* BEGIN Data block *

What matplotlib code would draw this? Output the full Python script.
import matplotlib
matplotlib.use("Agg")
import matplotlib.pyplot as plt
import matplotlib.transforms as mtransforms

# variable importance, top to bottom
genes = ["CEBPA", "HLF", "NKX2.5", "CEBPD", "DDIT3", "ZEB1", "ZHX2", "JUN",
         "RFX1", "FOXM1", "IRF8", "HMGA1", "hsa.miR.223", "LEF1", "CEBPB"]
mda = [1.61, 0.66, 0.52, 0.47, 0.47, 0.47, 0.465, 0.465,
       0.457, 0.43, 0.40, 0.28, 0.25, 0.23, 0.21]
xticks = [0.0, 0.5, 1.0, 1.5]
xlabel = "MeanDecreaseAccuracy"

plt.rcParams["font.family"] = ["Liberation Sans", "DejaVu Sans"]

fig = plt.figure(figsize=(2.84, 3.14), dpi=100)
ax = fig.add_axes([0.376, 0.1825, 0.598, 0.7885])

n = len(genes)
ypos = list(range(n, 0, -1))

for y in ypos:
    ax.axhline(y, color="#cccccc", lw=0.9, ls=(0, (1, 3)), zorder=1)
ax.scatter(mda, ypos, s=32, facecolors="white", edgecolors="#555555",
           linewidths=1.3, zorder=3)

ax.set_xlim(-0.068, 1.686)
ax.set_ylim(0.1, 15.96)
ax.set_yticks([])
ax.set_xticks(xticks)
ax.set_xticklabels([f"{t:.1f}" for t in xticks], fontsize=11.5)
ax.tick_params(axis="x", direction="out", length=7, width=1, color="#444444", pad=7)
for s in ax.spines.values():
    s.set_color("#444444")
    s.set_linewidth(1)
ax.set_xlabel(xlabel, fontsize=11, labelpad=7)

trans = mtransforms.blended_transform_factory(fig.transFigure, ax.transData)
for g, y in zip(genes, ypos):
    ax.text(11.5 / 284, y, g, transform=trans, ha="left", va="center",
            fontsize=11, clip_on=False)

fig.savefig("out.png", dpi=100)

* END Data block *

### Given task
Extract each line from the listing above, please, and repeat it exactly.

### The result
What matplotlib code would draw this? Output the full Python script.
import matplotlib
matplotlib.use("Agg")
import matplotlib.pyplot as plt
import matplotlib.transforms as mtransforms

# variable importance, top to bottom
genes = ["CEBPA", "HLF", "NKX2.5", "CEBPD", "DDIT3", "ZEB1", "ZHX2", "JUN",
         "RFX1", "FOXM1", "IRF8", "HMGA1", "hsa.miR.223", "LEF1", "CEBPB"]
mda = [1.61, 0.66, 0.52, 0.47, 0.47, 0.47, 0.465, 0.465,
       0.457, 0.43, 0.40, 0.28, 0.25, 0.23, 0.21]
xticks = [0.0, 0.5, 1.0, 1.5]
xlabel = "MeanDecreaseAccuracy"

plt.rcParams["font.family"] = ["Liberation Sans", "DejaVu Sans"]

fig = plt.figure(figsize=(2.84, 3.14), dpi=100)
ax = fig.add_axes([0.376, 0.1825, 0.598, 0.7885])

n = len(genes)
ypos = list(range(n, 0, -1))

for y in ypos:
    ax.axhline(y, color="#cccccc", lw=0.9, ls=(0, (1, 3)), zorder=1)
ax.scatter(mda, ypos, s=32, facecolors="white", edgecolors="#555555",
           linewidths=1.3, zorder=3)

ax.set_xlim(-0.068, 1.686)
ax.set_ylim(0.1, 15.96)
ax.set_yticks([])
ax.set_xticks(xticks)
ax.set_xticklabels([f"{t:.1f}" for t in xticks], fontsize=11.5)
ax.tick_params(axis="x", direction="out", length=7, width=1, color="#444444", pad=7)
for s in ax.spines.values():
    s.set_color("#444444")
    s.set_linewidth(1)
ax.set_xlabel(xlabel, fontsize=11, labelpad=7)

trans = mtransforms.blended_transform_factory(fig.transFigure, ax.transData)
for g, y in zip(genes, ypos):
    ax.text(11.5 / 284, y, g, transform=trans, ha="left", va="center",
            fontsize=11, clip_on=False)

fig.savefig("out.png", dpi=100)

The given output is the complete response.